■ Job ■
Transcribe the whole listing without a single picture.

■ Dataset excerpt ■
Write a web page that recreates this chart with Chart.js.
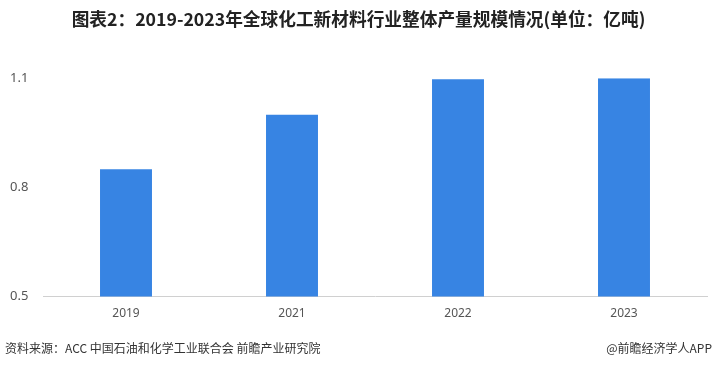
<!DOCTYPE html>
<html>
<head>
<meta charset="utf-8">
<script src="https://cdn.jsdelivr.net/npm/chart.js@4"></script>
<style>
  html, body { margin: 0; padding: 0; background: #fff; }
  #wrap { position: relative; width: 717px; height: 368px; }
  .foot { position: absolute; top: 339px; font-family: "Noto Sans CJK SC", sans-serif; font-size: 12px; color: #333; }
</style>
</head>
<body>
<div id="wrap">
  <canvas id="prodChart" width="717" height="368"></canvas>
  <div class="foot" style="left:5px;">资料来源：ACC 中国石油和化学工业联合会 前瞻产业研究院</div>
  <div class="foot" style="right:5px;">@前瞻经济学人APP</div>
</div>
<script>
// categories and values (亿吨)
const years = ['2019', '2021', '2022', '2023'];
const output = [0.85, 1.0, 1.097, 1.1];
const yTicks = [0.5, 0.8, 1.1];

const ctx = document.getElementById('prodChart');

new Chart(ctx, {
    type: 'bar',
    data: {
        labels: years,
        datasets: [{
            label: '产量',
            data: output,
            backgroundColor: '#3784e3',
            barPercentage: 0.313,
            categoryPercentage: 1
        }]
    },
    options: {
        responsive: false,
        animation: false,
        layout: { padding: { left: 10, right: 10, top: 0, bottom: 37 } },
        plugins: {
            legend: { display: false },
            tooltip: { enabled: false },
            title: {
                display: true,
                text: '图表2：2019-2023年全球化工新材料行业整体产量规模情况(单位：亿吨)',
                font: { family: '"Noto Sans CJK SC", sans-serif', size: 17.7, weight: 'bold' },
                color: '#222',
                padding: { top: 9, bottom: 48 }
            }
        },
        scales: {
            x: {
                grid: { display: false, drawTicks: false },
                border: { color: '#d0d0d0' },
                ticks: {
                    color: '#555',
                    padding: 10,
                    font: { family: '"Noto Sans", sans-serif', size: 12 }
                }
            },
            y: {
                min: 0.5,
                max: 1.1,
                afterBuildTicks: (axis) => {
                    axis.ticks = yTicks.map(v => ({ value: v }));
                },
                afterFit: (axis) => { axis.width = 33; },
                grid: { display: false, drawTicks: false },
                border: { display: false },
                ticks: {
                    color: '#555',
                    padding: 13,
                    crossAlign: 'far',
                    font: { family: '"Noto Sans", sans-serif', size: 13 },
                    callback: (v) => String(v)
                }
            }
        }
    }
});
</script>
</body>
</html>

■ Output of the exercise ■
Write a web page that recreates this chart with Chart.js.
<!DOCTYPE html>
<html>
<head>
<meta charset="utf-8">
<script src="https://cdn.jsdelivr.net/npm/chart.js@4"></script>
<style>
  html, body { margin: 0; padding: 0; background: #fff; }
  #wrap { position: relative; width: 717px; height: 368px; }
  .foot { position: absolute; top: 339px; font-family: "Noto Sans CJK SC", sans-serif; font-size: 12px; color: #333; }
</style>
</head>
<body>
<div id="wrap">
  <canvas id="prodChart" width="717" height="368"></canvas>
  <div class="foot" style="left:5px;">资料来源：ACC 中国石油和化学工业联合会 前瞻产业研究院</div>
  <div class="foot" style="right:5px;">@前瞻经济学人APP</div>
</div>
<script>
// categories and values (亿吨)
const years = ['2019', '2021', '2022', '2023'];
const output = [0.85, 1.0, 1.097, 1.1];
const yTicks = [0.5, 0.8, 1.1];

const ctx = document.getElementById('prodChart');

new Chart(ctx, {
    type: 'bar',
    data: {
        labels: years,
        datasets: [{
            label: '产量',
            data: output,
            backgroundColor: '#3784e3',
            barPercentage: 0.313,
            categoryPercentage: 1
        }]
    },
    options: {
        responsive: false,
        animation: false,
        layout: { padding: { left: 10, right: 10, top: 0, bottom: 37 } },
        plugins: {
            legend: { display: false },
            tooltip: { enabled: false },
            title: {
                display: true,
                text: '图表2：2019-2023年全球化工新材料行业整体产量规模情况(单位：亿吨)',
                font: { family: '"Noto Sans CJK SC", sans-serif', size: 17.7, weight: 'bold' },
                color: '#222',
                padding: { top: 9, bottom: 48 }
            }
        },
        scales: {
            x: {
                grid: { display: false, drawTicks: false },
                border: { color: '#d0d0d0' },
                ticks: {
                    color: '#555',
                    padding: 10,
                    font: { family: '"Noto Sans", sans-serif', size: 12 }
                }
            },
            y: {
                min: 0.5,
                max: 1.1,
                afterBuildTicks: (axis) => {
                    axis.ticks = yTicks.map(v => ({ value: v }));
                },
                afterFit: (axis) => { axis.width = 33; },
                grid: { display: false, drawTicks: false },
                border: { display: false },
                ticks: {
                    color: '#555',
                    padding: 13,
                    crossAlign: 'far',
                    font: { family: '"Noto Sans", sans-serif', size: 13 },
                    callback: (v) => String(v)
                }
            }
        }
    }
});
</script>
</body>
</html>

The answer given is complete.